The three main assets that future boards will need to control in order to fulfil their statutory responsibilities will be staff--that is in-house staff and contracted staff--finance and premises. There is already doubt about the ability of boards to secure the compliance of staff in the event of a conflict between the board and the chief officer. Funds will be provided only by the Home Office. It is now proposed that the premises from which the board's responsibilities are exercised will be owned by the Home Office and managed by an organisation or organisations with which the board has no contractual nexus.

I read the Minister's letter carefully and it seems that there will be some draconian restructuring of the premises inhabited by the probation service. But to suggest, as the Home Office Minister has in correspondence, that,

    "there is some way to go before the probation service takes fully on board the concept of being a unified national entity",

belies the enormous efforts and the way in which the Probation Service has welcomed the proposals that have been put forward by the Home Office. The Minister went on to say:

    "It does take a leap of imagination for the present committees to see their successor boards as a different type of body, with different responsibilities and accountabilities, no longer independent but a vital component in a national organisation".

That much maligns the committees and their ability to change with the times in the interests of providing a better service. If some of the changes that have been suggested today are not accepted, they will be in some difficulty about providing that service, and they will be right to be sceptical about it. However, this reveals much more of a misunderstanding in the Home Office about the legal responsibilities of bodies corporate and therein lies the key question that the noble Lord, Lord Dholakia, asked earlier about NDPBs. Also therein lies the problem of the actual status of the board and the capacity of the board to identify with aspirations for the new service.

2 Oct 2000 : Column 1175

The proposal in relation to property fundamentally weakens the future role of boards. Boards must have the power to exercise those responsibilities. The probation service is a criminal justice agency, managing difficult and potentially dangerous people. Boards have a duty to their staff and to the community to manage all aspects of "dangerousness" and that includes property. I know that since the Second Reading debate the Central Probation Council has held useful discussions with Home Office officials about the future management of property. Errors and difficulties have been acknowledged but it is unlikely that the discussions will be completed before October. It would be helpful to have some light thrown on the progress of those discussions and the likelihood of them being completed before the Bill passes through this House.
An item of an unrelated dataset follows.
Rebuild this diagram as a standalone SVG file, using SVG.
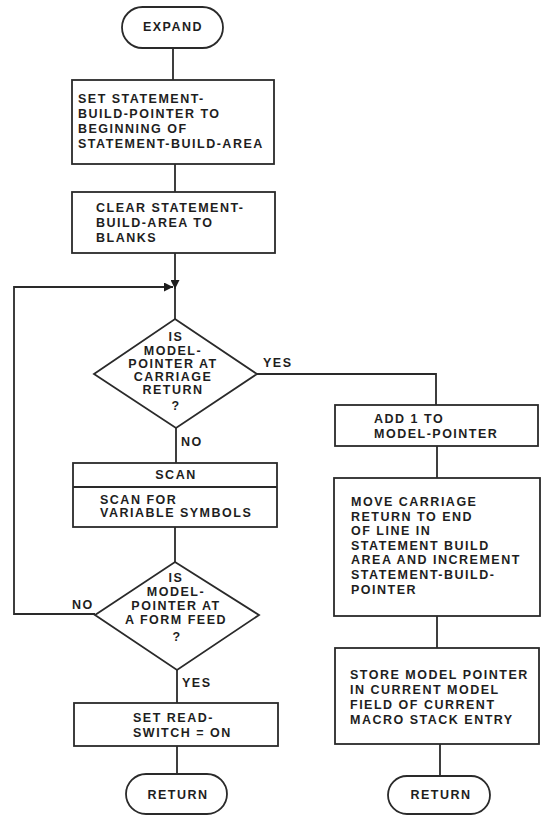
<svg xmlns="http://www.w3.org/2000/svg" width="546" height="816" viewBox="0 0 546 816">
<style>
.s{fill:none;stroke:#2a2a2a;stroke-width:1.8}
.b{fill:#fff;stroke:#2a2a2a;stroke-width:1.8}
text{font-family:"Liberation Sans",Arial,sans-serif;font-weight:bold;font-size:12.5px;letter-spacing:1.5px;fill:#1e1e1e}
.m{text-anchor:middle}
</style>
<defs>
<marker id="ah" viewBox="0 0 10 10" refX="10" refY="5" markerWidth="9" markerHeight="9" markerUnits="userSpaceOnUse" orient="auto">
<path d="M0,0 L10,5 L0,10 z" fill="#1e1e1e"/>
</marker>
</defs>
<rect width="546" height="816" fill="#fff"/>
<g id="connectors">
<line class="s" x1="173" y1="48" x2="173" y2="80"/>
<line class="s" x1="175" y1="164" x2="175" y2="192"/>
<line class="s" x1="175" y1="253" x2="175" y2="289" marker-end="url(#ah)"/>
<line class="s" x1="175" y1="287" x2="175" y2="319"/>
<polyline class="s" points="95,614 14,614 14,287 173,287" marker-end="url(#ah)"/>
<line class="s" x1="176" y1="428" x2="176" y2="463"/>
<line class="s" x1="175" y1="527" x2="175" y2="562"/>
<line class="s" x1="177" y1="670" x2="177" y2="703"/>
<line class="s" x1="177" y1="746" x2="177" y2="774"/>
<polyline class="s" points="257,374 436,374 436,405"/>
<line class="s" x1="437" y1="446" x2="437" y2="478"/>
<line class="s" x1="437" y1="616" x2="437" y2="648"/>
<line class="s" x1="440" y1="744" x2="440" y2="776"/>
<text x="263" y="367">YES</text>
<text x="181" y="446">NO</text>
<text x="72" y="609">NO</text>
<text x="182" y="687">YES</text>
</g>
<g id="expand">
<rect class="b" x="122" y="7" width="101" height="41" rx="20.5"/>
<text class="m" x="173" y="31">EXPAND</text>
</g>
<g id="set-pointer">
<rect class="b" x="72" y="80" width="202" height="84"/>
<text x="78" y="103">SET STATEMENT-</text>
<text x="78" y="118">BUILD-POINTER TO</text>
<text x="78" y="133">BEGINNING OF</text>
<text x="78" y="148">STATEMENT-BUILD-AREA</text>
</g>
<g id="clear">
<rect class="b" x="72" y="192" width="203" height="61"/>
<text x="96" y="212">CLEAR STATEMENT-</text>
<text x="96" y="227">BUILD-AREA TO</text>
<text x="96" y="242">BLANKS</text>
</g>
<g id="decision-cr">
<polygon class="b" points="175,319 257,374 176,428 94,374"/>
<text class="m" x="176" y="341">IS</text>
<text class="m" x="173" y="355">MODEL-</text>
<text class="m" x="173" y="368">POINTER AT</text>
<text class="m" x="173" y="381">CARRIAGE</text>
<text class="m" x="173" y="394">RETURN</text>
<text class="m" x="176" y="410">?</text>
</g>
<g id="scan">
<rect class="b" x="73" y="463" width="204" height="64"/>
<line class="s" x1="73" y1="487" x2="277" y2="487"/>
<text class="m" x="176" y="479">SCAN</text>
<text x="100" y="504">SCAN FOR</text>
<text x="100" y="517">VARIABLE SYMBOLS</text>
</g>
<g id="decision-ff">
<polygon class="b" points="175,562 259,615 177,670 95,615"/>
<text class="m" x="176" y="582">IS</text>
<text class="m" x="176" y="596">MODEL-</text>
<text class="m" x="176" y="610">POINTER AT</text>
<text class="m" x="176" y="624">A FORM FEED</text>
<text class="m" x="177" y="641">?</text>
</g>
<g id="set-read-switch">
<rect class="b" x="74" y="703" width="204" height="43"/>
<text x="133" y="722">SET READ-</text>
<text x="133" y="737">SWITCH = ON</text>
</g>
<g id="return-left">
<rect class="b" x="126" y="774" width="101" height="40" rx="20"/>
<text class="m" x="178" y="799">RETURN</text>
</g>
<g id="add-one">
<rect class="b" x="335" y="405" width="203" height="41"/>
<text x="374" y="423">ADD 1 TO</text>
<text x="374" y="438">MODEL-POINTER</text>
</g>
<g id="move-cr">
<rect class="b" x="334" y="478" width="206" height="138"/>
<text x="351" y="506">MOVE CARRIAGE</text>
<text x="351" y="521">RETURN TO END</text>
<text x="351" y="535">OF LINE IN</text>
<text x="351" y="550">STATEMENT BUILD</text>
<text x="351" y="564">AREA AND INCREMENT</text>
<text x="351" y="579">STATEMENT-BUILD-</text>
<text x="351" y="594">POINTER</text>
</g>
<g id="store">
<rect class="b" x="335" y="648" width="204" height="96"/>
<text x="350" y="679">STORE MODEL POINTER</text>
<text x="350" y="694">IN CURRENT MODEL</text>
<text x="350" y="709">FIELD OF CURRENT</text>
<text x="350" y="724">MACRO STACK ENTRY</text>
</g>
<g id="return-right">
<rect class="b" x="388" y="776" width="102" height="38" rx="19"/>
<text class="m" x="441" y="799">RETURN</text>
</g>
</svg>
As the Bill stands, it could well be unlawful for a probation board to enter into any utility contract--gas, electricity and so on. The board is given power only to enter into contracts ancillary to its functions. If it is not a function of the board to hold or manage land, such absurd situations as being unable to provide or control lighting, electricity for computers, telephones and the like would arise.

These amendments provide for a more operationally effective solution. The Secretary of State will continue to have considerable powers through the inspectorate and through direct financing of the service, so there is no need for the Secretary of State to worry. There will be full co-operation and where there is not, the Secretary of State has the powers to sequester. Therefore, in the interests of the management of the service and the sensible delivery of the service at a local level, I believe that this is an important aspect of the Bill and that property ownership and management should be the responsibility of the boards and the chief officer. I beg to move.

5.45 p.m.

Lord Dholakia: I speak with some difficulty on Amendments No. 22 and 23. We have already talked about who employs probation officers and chief probation officers and now we are talking about who owns and manages probation service premises.

Earlier the noble Baroness, Lady Blatch, and I asked the Minister whether the boards that will be set up will be non-departmental public bodies and his answer was that he did not believe that they would be. We asked for a categorical assurance on this matter, and we have had no such assurance whether they are or not. We simply have the belief of the Minister.

This causes confusion because the issue of non-departmental public bodies was discussed two years ago in the prison/probation review. At that time it was said:

    "While the sponsoring department could set out a policy framework within which the NDPB will be required to work and control its resourcing, it would not normally be empowered to tell the body how to spend its money or how to meet its statutory obligations. Executive NDPBs therefore preserve considerable independence from central government, and would, in all practical ways, operate much like existing probation committees".

2 Oct 2000 : Column 1176

So if you are an NDPB that is the provision for you. However, since the review, nothing appears to have been done about NDPB status. The reason is that in July 2000 the Cabinet Office wrote to the Minister saying that the 42 boards created by the Bill would be NDPBs. Am I right? I believe that the Home Office tried to obtain an exemption, but neither the Treasury nor the Cabinet Office would agree. In other words, to all intents and purposes they are NDPBs unless the Treasury or the Cabinet Office agrees with the Minister.

I can go further. Non-departmental public bodies have accounting arrangements particular to themselves and if the Minister cannot get Cabinet Office agreement to an exemption there need to be specific amendments to the Bill. Everything that we have discussed would be absolute nonsense. If the Minister is not right, is there time for a specific amendment? The National Audit Office and the Audit Commission are concerned about the delay and confusion in the Home Office. The Audit Commission says that there is no good precedent for an NDPB not appointing its own chief executive and not owning its own property.

The confusion has left many financial questions unanswered including those of property, employment and so on. Have monies been correctly spent? Can the probation committee expect its end of year accounts to be closed by the district auditors with so much uncertainty? The Probation Service needs to plan next year's budget now, but it does not know whether it will be accountable to the new directorate or to the Public Accounts Committee. Is the chief officer or the chair responsible for the budget?

NDPBs clearly imply arm's-length governance. That goes against the thrust of the Bill. If the boards are to be NDPBs they will have a strengthened status but what will be the status of the directorate? If boards are not financially accountable to the directorate, what basis is there for the directorate to have any national authority? I believe that the Minister owes the Committee an explanation as to whether they are NDPBs.